ETL stands for “extract, transform, load.” It is a process of acquiring and combining data from either separate databases, separate hardware, or different software applications. It is used primarily in business intelligence, building data warehouses and data marts, and migrating information.
The “extract” portion of ETL consists of locating the information required. Extraction is a very critical part of the process because if it is wrong, or not well implemented, data may become corrupted, misattributed, or lost. Part of the process may be analyzing that data to make sure that it fits within certain parameters or is in a particular format. If it is not, it may be rejected from being implemented in the target database. Programmers need to make sure that they are aware of the types of data that they are looking for, the possible formats, and what aberrations that may exist. Once data is extracted, it can be processed by either the engine of the target database, or it may be processed by an engine inherent to the ETL process.
As data is extracted and analyzed, it is then “transformed.” Transforming the data can be many possible things. Transformation can be merely making sure it is the right data or converting it to a different format, or it could be a complex process of combining different data sets to develop new data relationships for storage. The range of transformation options is dependent on the flavor of SQL being used, the engine that is providing the service, and the target database where the new data is going to be stored.
The level and purpose of transformation is determined by the purpose of going through an ETL process. For gaining business intelligence, it may require complex algorithms to discover trends, evaluate processes, or develop contingencies. If the purpose is to migrate or combine data systems, the ETL process may be as simple as making sure all the dates are in the same format, or tables with different names in different databases, but the same type of data, are aggregated into the correct place in the new database. Hence, the importance of accuracy in the extraction process.

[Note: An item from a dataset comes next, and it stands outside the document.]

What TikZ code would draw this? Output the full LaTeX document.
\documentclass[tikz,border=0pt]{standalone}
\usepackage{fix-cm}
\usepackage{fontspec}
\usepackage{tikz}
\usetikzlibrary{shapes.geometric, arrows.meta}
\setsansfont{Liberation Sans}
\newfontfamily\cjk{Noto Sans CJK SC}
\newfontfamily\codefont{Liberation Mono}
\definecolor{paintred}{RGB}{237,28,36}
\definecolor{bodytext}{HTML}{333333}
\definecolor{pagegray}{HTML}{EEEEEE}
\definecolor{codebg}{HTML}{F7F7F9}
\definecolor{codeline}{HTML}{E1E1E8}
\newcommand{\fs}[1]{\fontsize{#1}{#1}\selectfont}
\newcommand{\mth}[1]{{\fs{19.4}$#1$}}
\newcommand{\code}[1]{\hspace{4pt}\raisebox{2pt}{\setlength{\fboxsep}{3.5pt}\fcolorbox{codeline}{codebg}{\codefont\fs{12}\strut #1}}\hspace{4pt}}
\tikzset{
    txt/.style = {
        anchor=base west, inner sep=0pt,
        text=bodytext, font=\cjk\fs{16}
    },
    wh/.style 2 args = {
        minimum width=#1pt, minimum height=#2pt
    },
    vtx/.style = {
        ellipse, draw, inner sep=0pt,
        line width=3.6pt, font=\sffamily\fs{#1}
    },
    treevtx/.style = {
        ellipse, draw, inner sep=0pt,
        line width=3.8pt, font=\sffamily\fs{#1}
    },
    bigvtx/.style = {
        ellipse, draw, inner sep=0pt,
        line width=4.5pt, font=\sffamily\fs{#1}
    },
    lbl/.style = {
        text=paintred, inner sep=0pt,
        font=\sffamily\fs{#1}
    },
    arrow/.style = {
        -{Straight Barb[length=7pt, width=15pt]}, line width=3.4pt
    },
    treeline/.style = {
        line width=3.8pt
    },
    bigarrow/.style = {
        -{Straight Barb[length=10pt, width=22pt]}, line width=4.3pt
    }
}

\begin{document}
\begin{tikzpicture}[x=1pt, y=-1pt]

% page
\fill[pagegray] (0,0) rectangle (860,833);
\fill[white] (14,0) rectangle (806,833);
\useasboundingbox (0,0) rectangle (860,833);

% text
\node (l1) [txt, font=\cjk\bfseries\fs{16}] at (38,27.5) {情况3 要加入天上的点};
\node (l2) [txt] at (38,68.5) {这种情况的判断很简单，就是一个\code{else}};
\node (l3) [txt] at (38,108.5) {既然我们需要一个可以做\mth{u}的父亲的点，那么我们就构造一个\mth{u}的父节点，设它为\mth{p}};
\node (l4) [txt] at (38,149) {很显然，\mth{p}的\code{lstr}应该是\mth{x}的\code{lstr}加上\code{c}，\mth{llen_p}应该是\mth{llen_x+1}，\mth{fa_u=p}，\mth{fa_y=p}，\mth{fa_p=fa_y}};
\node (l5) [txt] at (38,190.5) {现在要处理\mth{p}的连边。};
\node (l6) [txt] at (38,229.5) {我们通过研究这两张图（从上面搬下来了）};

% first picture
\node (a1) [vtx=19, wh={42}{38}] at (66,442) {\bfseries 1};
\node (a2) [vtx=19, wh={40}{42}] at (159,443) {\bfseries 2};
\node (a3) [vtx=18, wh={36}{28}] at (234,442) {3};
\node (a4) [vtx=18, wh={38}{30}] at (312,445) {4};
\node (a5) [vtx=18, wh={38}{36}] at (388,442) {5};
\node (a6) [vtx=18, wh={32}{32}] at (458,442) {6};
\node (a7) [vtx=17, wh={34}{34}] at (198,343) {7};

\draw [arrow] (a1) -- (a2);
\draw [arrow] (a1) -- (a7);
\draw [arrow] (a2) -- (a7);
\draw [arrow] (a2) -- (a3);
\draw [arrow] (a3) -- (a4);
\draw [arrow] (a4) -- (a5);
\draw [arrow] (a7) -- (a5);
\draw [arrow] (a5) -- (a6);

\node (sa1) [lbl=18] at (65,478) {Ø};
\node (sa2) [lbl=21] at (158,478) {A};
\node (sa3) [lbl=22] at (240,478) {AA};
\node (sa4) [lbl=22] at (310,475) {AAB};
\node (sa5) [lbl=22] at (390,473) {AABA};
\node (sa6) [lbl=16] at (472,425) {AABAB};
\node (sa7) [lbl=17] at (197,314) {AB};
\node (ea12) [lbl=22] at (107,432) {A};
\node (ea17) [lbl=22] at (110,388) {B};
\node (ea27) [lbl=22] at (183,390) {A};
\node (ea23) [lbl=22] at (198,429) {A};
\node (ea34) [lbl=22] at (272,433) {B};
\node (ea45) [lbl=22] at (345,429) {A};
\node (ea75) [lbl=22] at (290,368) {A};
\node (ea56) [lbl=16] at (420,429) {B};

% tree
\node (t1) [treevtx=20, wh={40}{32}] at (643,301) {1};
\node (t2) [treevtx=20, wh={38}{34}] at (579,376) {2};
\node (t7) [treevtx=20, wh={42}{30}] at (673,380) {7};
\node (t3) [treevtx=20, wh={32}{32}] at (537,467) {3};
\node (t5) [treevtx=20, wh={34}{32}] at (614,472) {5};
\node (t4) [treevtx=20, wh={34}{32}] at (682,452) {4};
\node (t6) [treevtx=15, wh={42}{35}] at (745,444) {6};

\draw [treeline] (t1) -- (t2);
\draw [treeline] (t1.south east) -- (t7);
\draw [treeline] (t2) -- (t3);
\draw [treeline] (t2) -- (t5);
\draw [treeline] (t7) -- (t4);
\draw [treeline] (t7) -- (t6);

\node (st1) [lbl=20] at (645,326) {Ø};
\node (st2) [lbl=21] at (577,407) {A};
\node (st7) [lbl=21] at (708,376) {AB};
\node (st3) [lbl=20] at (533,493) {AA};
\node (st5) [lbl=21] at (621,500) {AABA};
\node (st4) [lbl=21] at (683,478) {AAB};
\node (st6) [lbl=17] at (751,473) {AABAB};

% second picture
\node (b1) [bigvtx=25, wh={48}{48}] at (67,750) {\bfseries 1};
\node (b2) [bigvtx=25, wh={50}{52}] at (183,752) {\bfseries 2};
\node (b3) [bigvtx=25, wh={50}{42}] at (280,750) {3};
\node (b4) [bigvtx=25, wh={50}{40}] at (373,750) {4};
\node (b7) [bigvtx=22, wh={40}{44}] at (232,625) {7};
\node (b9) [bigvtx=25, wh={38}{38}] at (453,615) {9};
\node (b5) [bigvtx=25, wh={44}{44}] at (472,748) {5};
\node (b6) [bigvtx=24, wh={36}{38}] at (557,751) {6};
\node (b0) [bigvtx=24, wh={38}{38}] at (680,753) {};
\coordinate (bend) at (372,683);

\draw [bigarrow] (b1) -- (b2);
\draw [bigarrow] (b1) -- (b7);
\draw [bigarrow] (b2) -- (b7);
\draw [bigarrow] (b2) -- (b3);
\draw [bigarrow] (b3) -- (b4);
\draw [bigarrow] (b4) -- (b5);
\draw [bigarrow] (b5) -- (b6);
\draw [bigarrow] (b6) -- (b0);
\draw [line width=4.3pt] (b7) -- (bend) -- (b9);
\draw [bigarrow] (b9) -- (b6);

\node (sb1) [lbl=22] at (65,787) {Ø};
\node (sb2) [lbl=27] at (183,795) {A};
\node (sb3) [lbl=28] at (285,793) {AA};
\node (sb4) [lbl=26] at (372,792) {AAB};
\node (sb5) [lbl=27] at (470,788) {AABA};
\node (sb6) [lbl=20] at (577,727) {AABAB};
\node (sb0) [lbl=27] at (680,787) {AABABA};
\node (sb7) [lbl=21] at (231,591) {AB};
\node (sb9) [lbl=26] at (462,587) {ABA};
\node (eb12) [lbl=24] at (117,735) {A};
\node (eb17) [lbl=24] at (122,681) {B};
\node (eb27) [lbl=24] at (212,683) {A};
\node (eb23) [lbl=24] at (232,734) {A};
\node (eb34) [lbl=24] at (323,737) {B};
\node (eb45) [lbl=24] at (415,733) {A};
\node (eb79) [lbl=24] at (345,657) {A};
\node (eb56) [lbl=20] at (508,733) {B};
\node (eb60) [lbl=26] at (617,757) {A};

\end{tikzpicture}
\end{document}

“Load” is simply the ETL process writing the result of the extracted and transformed data into the right place in the correct format. However, the process of writing that data is very important as well. When developing an ETL process, the end result of what the data should be doing is essential. Since ETL is used a lot in data warehousing, loading the data can either overwrite data already stored in, or add new data to, the current database. There may be instances where both are necessary. For instance, in an organization with different departments, information about a specific case may be represented in different ways, with different types of information. The ETL process may over-write customer specific information like if the customer changes their address, but will add information to the database for a customer’s making a new order.